→ Work instructions
With the pictures left out, copy the listing below exactly.

→ Raw data
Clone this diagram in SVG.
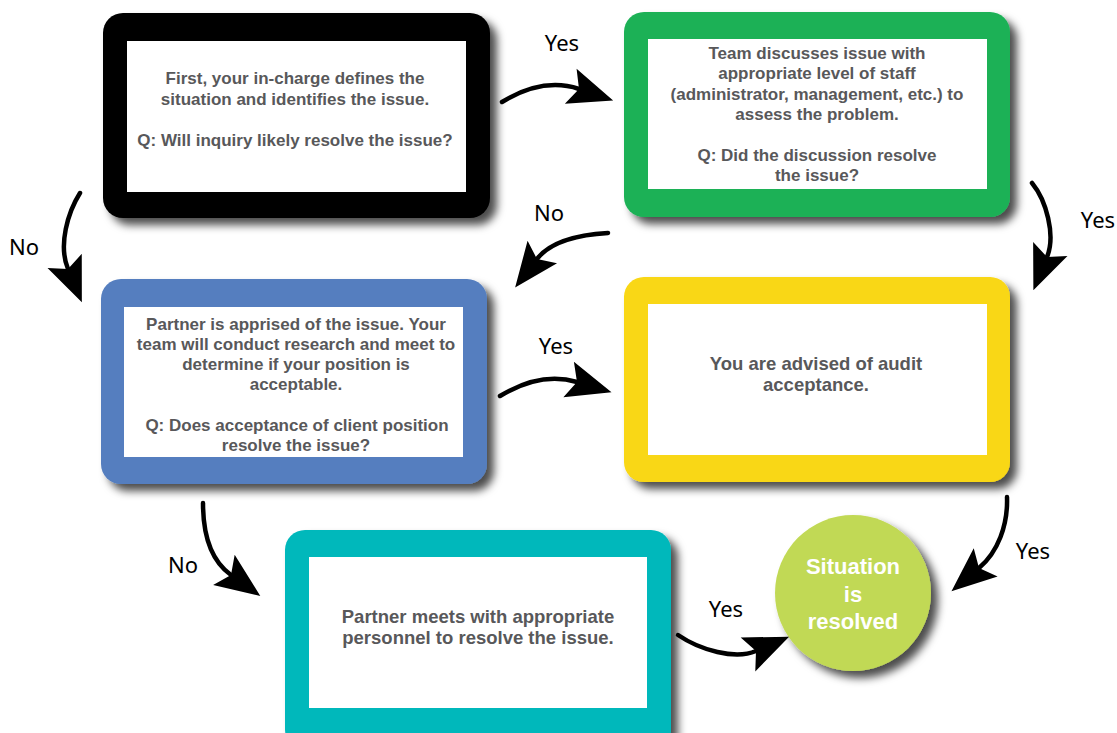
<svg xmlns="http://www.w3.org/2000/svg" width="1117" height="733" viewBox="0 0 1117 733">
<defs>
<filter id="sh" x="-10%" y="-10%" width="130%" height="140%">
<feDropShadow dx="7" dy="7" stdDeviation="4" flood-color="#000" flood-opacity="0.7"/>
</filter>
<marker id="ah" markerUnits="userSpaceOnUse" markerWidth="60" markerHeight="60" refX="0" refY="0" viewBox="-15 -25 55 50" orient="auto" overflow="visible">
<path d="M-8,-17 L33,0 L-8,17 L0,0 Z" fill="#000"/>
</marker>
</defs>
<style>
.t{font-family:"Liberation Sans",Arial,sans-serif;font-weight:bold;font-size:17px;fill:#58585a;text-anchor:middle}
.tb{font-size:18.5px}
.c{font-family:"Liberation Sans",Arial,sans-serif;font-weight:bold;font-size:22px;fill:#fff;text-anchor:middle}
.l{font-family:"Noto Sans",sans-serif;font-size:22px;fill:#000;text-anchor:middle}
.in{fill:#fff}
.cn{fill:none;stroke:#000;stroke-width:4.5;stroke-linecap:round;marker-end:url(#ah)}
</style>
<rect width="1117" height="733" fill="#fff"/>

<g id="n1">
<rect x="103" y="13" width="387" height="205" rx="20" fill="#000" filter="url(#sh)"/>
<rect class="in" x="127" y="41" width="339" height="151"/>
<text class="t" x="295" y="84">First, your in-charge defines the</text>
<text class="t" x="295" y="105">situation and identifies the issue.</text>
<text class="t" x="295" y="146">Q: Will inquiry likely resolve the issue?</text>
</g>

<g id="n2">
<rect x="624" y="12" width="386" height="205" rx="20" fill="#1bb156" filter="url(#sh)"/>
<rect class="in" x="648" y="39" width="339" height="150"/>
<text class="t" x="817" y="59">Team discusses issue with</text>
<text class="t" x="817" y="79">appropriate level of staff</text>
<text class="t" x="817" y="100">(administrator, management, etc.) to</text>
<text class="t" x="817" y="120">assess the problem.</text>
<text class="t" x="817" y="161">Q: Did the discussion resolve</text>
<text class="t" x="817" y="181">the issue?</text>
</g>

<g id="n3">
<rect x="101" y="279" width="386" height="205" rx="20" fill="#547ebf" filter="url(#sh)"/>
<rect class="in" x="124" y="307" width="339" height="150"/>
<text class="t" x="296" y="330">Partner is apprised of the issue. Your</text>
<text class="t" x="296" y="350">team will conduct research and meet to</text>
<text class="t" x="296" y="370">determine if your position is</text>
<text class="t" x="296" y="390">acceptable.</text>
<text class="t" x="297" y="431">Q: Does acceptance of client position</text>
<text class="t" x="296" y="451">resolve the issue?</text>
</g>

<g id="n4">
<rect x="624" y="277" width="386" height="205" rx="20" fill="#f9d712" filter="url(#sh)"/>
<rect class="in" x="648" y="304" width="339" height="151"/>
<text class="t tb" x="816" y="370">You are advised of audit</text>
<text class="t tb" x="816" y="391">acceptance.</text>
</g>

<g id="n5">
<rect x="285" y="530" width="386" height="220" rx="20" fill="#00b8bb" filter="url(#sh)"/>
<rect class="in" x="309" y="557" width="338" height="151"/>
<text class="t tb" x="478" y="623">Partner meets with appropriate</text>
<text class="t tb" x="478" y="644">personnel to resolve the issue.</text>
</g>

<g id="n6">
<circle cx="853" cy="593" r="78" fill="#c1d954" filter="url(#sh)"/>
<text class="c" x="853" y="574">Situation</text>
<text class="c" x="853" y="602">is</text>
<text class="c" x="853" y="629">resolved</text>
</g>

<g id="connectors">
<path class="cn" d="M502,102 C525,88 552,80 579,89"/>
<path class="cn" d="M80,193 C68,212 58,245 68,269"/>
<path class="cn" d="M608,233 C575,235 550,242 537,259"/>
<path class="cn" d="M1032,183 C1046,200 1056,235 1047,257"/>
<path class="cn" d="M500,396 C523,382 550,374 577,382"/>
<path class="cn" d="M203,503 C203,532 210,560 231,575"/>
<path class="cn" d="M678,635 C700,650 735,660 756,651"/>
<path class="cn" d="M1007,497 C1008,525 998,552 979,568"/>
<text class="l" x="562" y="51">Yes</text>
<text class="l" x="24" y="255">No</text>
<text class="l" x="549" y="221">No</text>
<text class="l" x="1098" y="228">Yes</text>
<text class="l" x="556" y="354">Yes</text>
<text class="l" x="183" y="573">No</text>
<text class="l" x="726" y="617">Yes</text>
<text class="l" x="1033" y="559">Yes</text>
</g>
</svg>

→ Problem solution
Clone this diagram in SVG.
<svg xmlns="http://www.w3.org/2000/svg" width="1117" height="733" viewBox="0 0 1117 733">
<defs>
<filter id="sh" x="-10%" y="-10%" width="130%" height="140%">
<feDropShadow dx="7" dy="7" stdDeviation="4" flood-color="#000" flood-opacity="0.7"/>
</filter>
<marker id="ah" markerUnits="userSpaceOnUse" markerWidth="60" markerHeight="60" refX="0" refY="0" viewBox="-15 -25 55 50" orient="auto" overflow="visible">
<path d="M-8,-17 L33,0 L-8,17 L0,0 Z" fill="#000"/>
</marker>
</defs>
<style>
.t{font-family:"Liberation Sans",Arial,sans-serif;font-weight:bold;font-size:17px;fill:#58585a;text-anchor:middle}
.tb{font-size:18.5px}
.c{font-family:"Liberation Sans",Arial,sans-serif;font-weight:bold;font-size:22px;fill:#fff;text-anchor:middle}
.l{font-family:"Noto Sans",sans-serif;font-size:22px;fill:#000;text-anchor:middle}
.in{fill:#fff}
.cn{fill:none;stroke:#000;stroke-width:4.5;stroke-linecap:round;marker-end:url(#ah)}
</style>
<rect width="1117" height="733" fill="#fff"/>

<g id="n1">
<rect x="103" y="13" width="387" height="205" rx="20" fill="#000" filter="url(#sh)"/>
<rect class="in" x="127" y="41" width="339" height="151"/>
<text class="t" x="295" y="84">First, your in-charge defines the</text>
<text class="t" x="295" y="105">situation and identifies the issue.</text>
<text class="t" x="295" y="146">Q: Will inquiry likely resolve the issue?</text>
</g>

<g id="n2">
<rect x="624" y="12" width="386" height="205" rx="20" fill="#1bb156" filter="url(#sh)"/>
<rect class="in" x="648" y="39" width="339" height="150"/>
<text class="t" x="817" y="59">Team discusses issue with</text>
<text class="t" x="817" y="79">appropriate level of staff</text>
<text class="t" x="817" y="100">(administrator, management, etc.) to</text>
<text class="t" x="817" y="120">assess the problem.</text>
<text class="t" x="817" y="161">Q: Did the discussion resolve</text>
<text class="t" x="817" y="181">the issue?</text>
</g>

<g id="n3">
<rect x="101" y="279" width="386" height="205" rx="20" fill="#547ebf" filter="url(#sh)"/>
<rect class="in" x="124" y="307" width="339" height="150"/>
<text class="t" x="296" y="330">Partner is apprised of the issue. Your</text>
<text class="t" x="296" y="350">team will conduct research and meet to</text>
<text class="t" x="296" y="370">determine if your position is</text>
<text class="t" x="296" y="390">acceptable.</text>
<text class="t" x="297" y="431">Q: Does acceptance of client position</text>
<text class="t" x="296" y="451">resolve the issue?</text>
</g>

<g id="n4">
<rect x="624" y="277" width="386" height="205" rx="20" fill="#f9d712" filter="url(#sh)"/>
<rect class="in" x="648" y="304" width="339" height="151"/>
<text class="t tb" x="816" y="370">You are advised of audit</text>
<text class="t tb" x="816" y="391">acceptance.</text>
</g>

<g id="n5">
<rect x="285" y="530" width="386" height="220" rx="20" fill="#00b8bb" filter="url(#sh)"/>
<rect class="in" x="309" y="557" width="338" height="151"/>
<text class="t tb" x="478" y="623">Partner meets with appropriate</text>
<text class="t tb" x="478" y="644">personnel to resolve the issue.</text>
</g>

<g id="n6">
<circle cx="853" cy="593" r="78" fill="#c1d954" filter="url(#sh)"/>
<text class="c" x="853" y="574">Situation</text>
<text class="c" x="853" y="602">is</text>
<text class="c" x="853" y="629">resolved</text>
</g>

<g id="connectors">
<path class="cn" d="M502,102 C525,88 552,80 579,89"/>
<path class="cn" d="M80,193 C68,212 58,245 68,269"/>
<path class="cn" d="M608,233 C575,235 550,242 537,259"/>
<path class="cn" d="M1032,183 C1046,200 1056,235 1047,257"/>
<path class="cn" d="M500,396 C523,382 550,374 577,382"/>
<path class="cn" d="M203,503 C203,532 210,560 231,575"/>
<path class="cn" d="M678,635 C700,650 735,660 756,651"/>
<path class="cn" d="M1007,497 C1008,525 998,552 979,568"/>
<text class="l" x="562" y="51">Yes</text>
<text class="l" x="24" y="255">No</text>
<text class="l" x="549" y="221">No</text>
<text class="l" x="1098" y="228">Yes</text>
<text class="l" x="556" y="354">Yes</text>
<text class="l" x="183" y="573">No</text>
<text class="l" x="726" y="617">Yes</text>
<text class="l" x="1033" y="559">Yes</text>
</g>
</svg>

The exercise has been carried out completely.